Grasser-Prozess - Bedenklicher Schwund an Schöffen seit Prozessstart
Ginge es beim Laienrichterschwund im bisherigen Tempo weiter,
wäre das Verfahren Ende Februar geplatzt
Und da waren es nur noch sieben. Seit dem Beginn des
Korruptionsprozesses gegen Ex-Finanzminister Karl-Heinz Grasser
(FPÖ/ÖVP) am 12. Dezember des Vorjahres und nur neun
Verhandlungstage später wurden bereits fünf der ursprünglich zwölf
Schöffen wegen Krankheit, bzw. einer wegen einer Verspätung von
einer dreiviertel Stunde, von Richterin Marion Hohenecker aus der
Hauptverhandlung ausgeschlossen.
Sinkt die Zahl der Schöffen - und Ersatzschöffen - unter zwei,
dann platzt der Prozess, da die zwei Schöffen, die dann gemeinsam
mit den beiden Berufsrichtern das Urteil fällen, jede einzelne
Minute des Verfahrens über die ganze Dauer anwesend sein müssen.
Selbst wenn einer der Schöffen nur kurz vor die Tür muss, wird die
Hauptverhandlung für diese Zeit unterbrochen.
Ginge es beim Laienrichterschwund im bisherigen Tempo weiter,
dann wäre das Verfahren bereits Ende Februar - ohne Urteil -
gescheitert.
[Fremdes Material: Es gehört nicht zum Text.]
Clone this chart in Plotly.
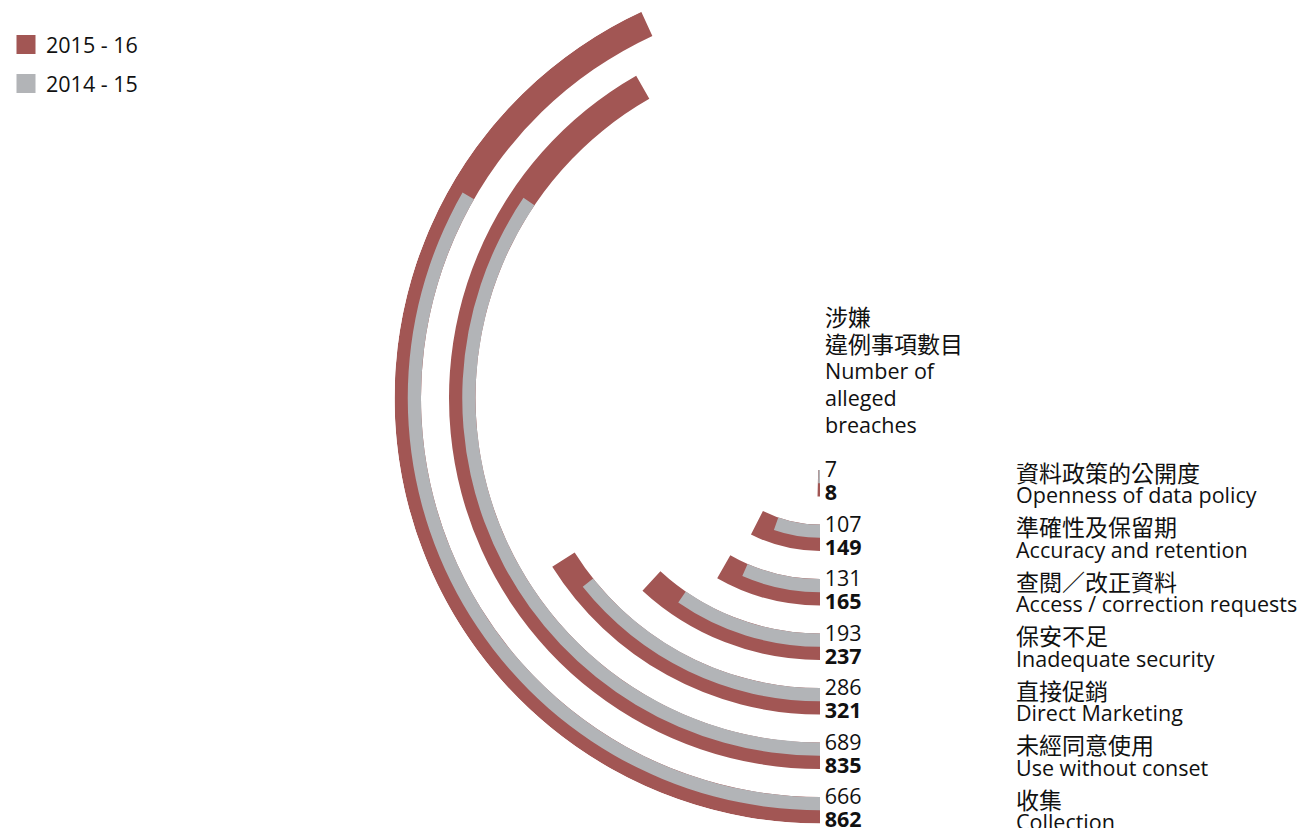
import math
import plotly.graph_objects as go

# Alleged breaches by nature of breach (ring order: inner -> outer)
categories_zh = ["資料政策的公開度", "準確性及保留期", "查閱／改正資料", "保安不足",
                 "直接促銷", "未經同意使用", "收集"]
categories_en = ["Openness of data policy", "Accuracy and retention",
                 "Access / correction requests", "Inadequate security",
                 "Direct Marketing", "Use without conset", "Collection"]
breaches_2014_15 = [7, 107, 131, 193, 286, 689, 666]
breaches_2015_16 = [8, 149, 165, 237, 321, 835, 862]
series_names = ["2015 - 16", "2014 - 15"]

RED = "#a25654"
GREY = "#b2b4b7"
TEXT = "#111111"
FONT_EN = "Open Sans"
FONT_ZH = "Noto Sans CJK TC"
SIZE_EN = 21.5
SIZE_ZH = 23

# ---- geometry (radial units are pixels) ----
W, H = 1307, 828
CX, CY = 820, 398          # pole of the polar subplot, px from top-left
R0 = 72                    # inner radius of the first ring
STEP = 54.5                # distance between rings
BAND = 26.5                # full ring thickness (2015-16 ring)
HALF = BAND / 2            # 2014-15 ring thickness (inner half)
R_MAX = R0 + STEP * (len(categories_en) - 1) + BAND
DEG_PER_CASE = 180 / 1000  # half a turn = 1000 cases
SECTOR_START = 112

inner = [R0 + STEP * i for i in range(len(categories_en))]
mid = [r + HALF for r in inner]

top_px = CY - R_MAX * math.sin(math.radians(SECTOR_START))
bot_px = CY + R_MAX
dom_x = [(CX - R_MAX) / W, CX / W]
dom_y = [(H - bot_px) / H, (H - top_px) / H]

fig = go.Figure()

fig.add_trace(go.Barpolar(
    r=[BAND] * len(inner), base=inner,
    theta=[v * DEG_PER_CASE / 2 for v in breaches_2015_16],
    width=[v * DEG_PER_CASE for v in breaches_2015_16],
    marker=dict(color=RED, line=dict(width=0)),
    name=series_names[0], showlegend=False, hoverinfo="skip",
))
fig.add_trace(go.Barpolar(
    r=[HALF] * len(inner), base=inner,
    theta=[v * DEG_PER_CASE / 2 for v in breaches_2014_15],
    width=[v * DEG_PER_CASE for v in breaches_2014_15],
    marker=dict(color=GREY, line=dict(width=0)),
    name=series_names[1], showlegend=False, hoverinfo="skip",
))

# value labels at the start of each ring
LINE_OFF = 11.5
fig.add_trace(go.Scatterpolar(
    r=[m - LINE_OFF for m in mid], theta=[0] * len(mid),
    mode="markers+text", text=[str(v) for v in breaches_2014_15],
    textposition="middle right",
    textfont=dict(family=FONT_EN, size=SIZE_EN, color=TEXT),
    marker=dict(size=6, opacity=0), cliponaxis=False,
    showlegend=False, hoverinfo="skip",
))
fig.add_trace(go.Scatterpolar(
    r=[m + LINE_OFF for m in mid], theta=[0] * len(mid),
    mode="markers+text", text=[f"<b>{v}</b>" for v in breaches_2015_16],
    textposition="middle right",
    textfont=dict(family=FONT_EN, size=SIZE_EN, color=TEXT),
    marker=dict(size=6, opacity=0), cliponaxis=False,
    showlegend=False, hoverinfo="skip",
))

# legend entries
for name, col in zip(series_names, [RED, GREY]):
    fig.add_trace(go.Scatterpolar(
        r=[None], theta=[None], mode="markers", name=name, legendgroup=name,
        marker=dict(symbol="square", size=16, color=col, line=dict(width=3, color=col)),
        hoverinfo="skip",
    ))

annotations = []
for m, zh, en in zip(mid, categories_zh, categories_en):
    annotations.append(dict(
        x=1014 / W, y=(H - (CY + m - LINE_OFF)) / H, xref="paper", yref="paper",
        xanchor="left", yanchor="middle", showarrow=False, text=zh,
        font=dict(family=FONT_ZH, size=SIZE_ZH, color=TEXT),
    ))
    annotations.append(dict(
        x=1014 / W, y=(H - (CY + m + LINE_OFF)) / H, xref="paper", yref="paper",
        xanchor="left", yanchor="middle", showarrow=False, text=en,
        font=dict(family=FONT_EN, size=SIZE_EN, color=TEXT),
    ))

zh_span = f"<span style='font-family:{FONT_ZH};font-size:{SIZE_ZH}px'>%s</span>"
en_span = f"<span style='font-size:{SIZE_EN}px'>%s</span>"
annotations.append(dict(
    x=823 / W, y=(H - 297) / H, xref="paper", yref="paper",
    xanchor="left", yanchor="top", showarrow=False, align="left",
    text="<br>".join([zh_span % "涉嫌", zh_span % "違例事項數目",
                      en_span % "Number of", en_span % "alleged", en_span % "breaches"]),
    font=dict(family=FONT_EN, size=20.5, color=TEXT),
))

fig.update_layout(
    width=W, height=H,
    margin=dict(l=0, r=0, t=0, b=0),
    paper_bgcolor="white",
    showlegend=True,
    legend=dict(x=6 / W, y=1 - 24 / H, xanchor="left", yanchor="top",
                font=dict(family=FONT_EN, size=SIZE_EN, color=TEXT),
                itemsizing="trace", traceorder="grouped", tracegroupgap=8,
                bgcolor="rgba(0,0,0,0)"),
    polar=dict(
        domain=dict(x=dom_x, y=dom_y),
        sector=[SECTOR_START, 270],
        hole=0,
        bgcolor="rgba(0,0,0,0)",
        barmode="overlay",
        radialaxis=dict(visible=False, range=[0, R_MAX]),
        angularaxis=dict(visible=False, rotation=270, direction="clockwise",
                         thetaunit="degrees"),
    ),
    annotations=annotations,
)

fig.write_html("out.html")
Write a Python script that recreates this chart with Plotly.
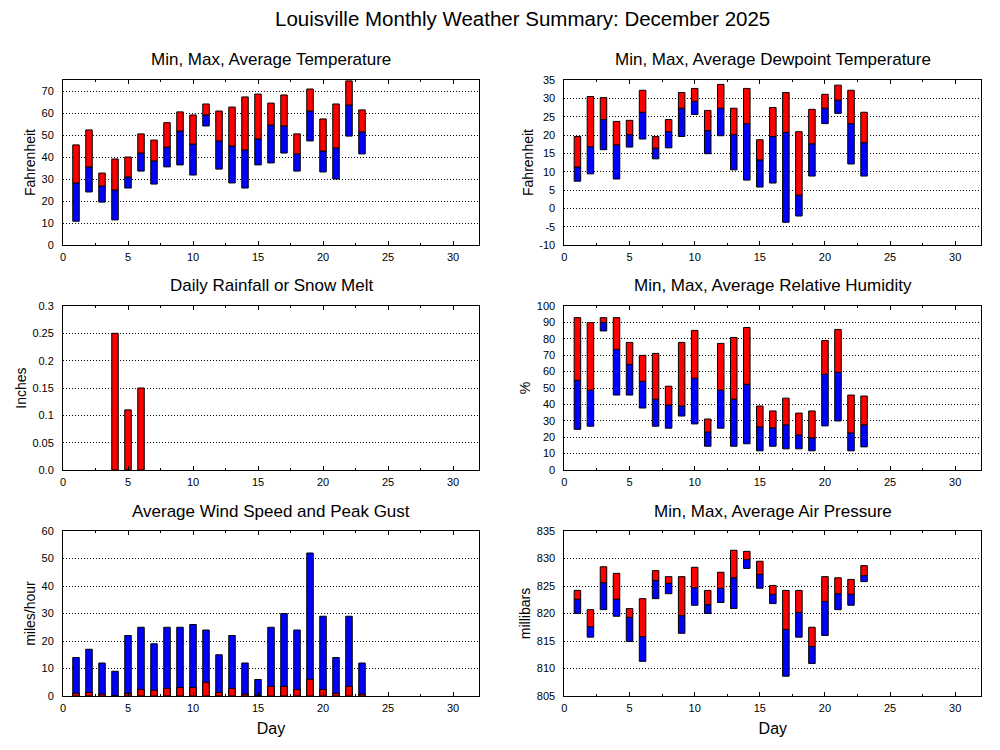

Prozessbeobachter gehen von einer Verfahrensdauer bis
zu einem Richterspruch von einem Jahr aus.
Ein Blick in die Statistik offenbart dazu folgendes: Pro Jahr
gehen rund 60 Prozent der Arbeitnehmer in den Krankenstand -
allerdings umfasst dies nur die Krankmeldungen. Ist jemand nur ein
bis zwei Tage im Krankenstand und wird vom Arbeitgeber für einen
derart kurzen Zeitraum keine Krankenbestätigung eingefordert, fällt
er aus der Fehlzeitenstatistik des WIFO heraus.
Eng werden könnte es nicht nur durch Krankheit, Stau oder
schlichtes Verschlafen, sondern auch durch die Nachforschungen der
Anwälte der insgesamt 14 Angeklagten. Grasser-Verteidiger Manfred
Ainedter musste vergangene Woche zugeben, dass er das Privatleben
der Schöffen "gegoogelt" hat. Sollten sich diese in der
Vergangenheit im Internet negativ zu Grasser und/oder anderen
Angeklagten geäußert haben, könnte die Verteidigung darin eine
Befangenheit orten - und darauf drängen, dass der betroffene Schöffe
aus dem Verfahren ausgeschieden wird.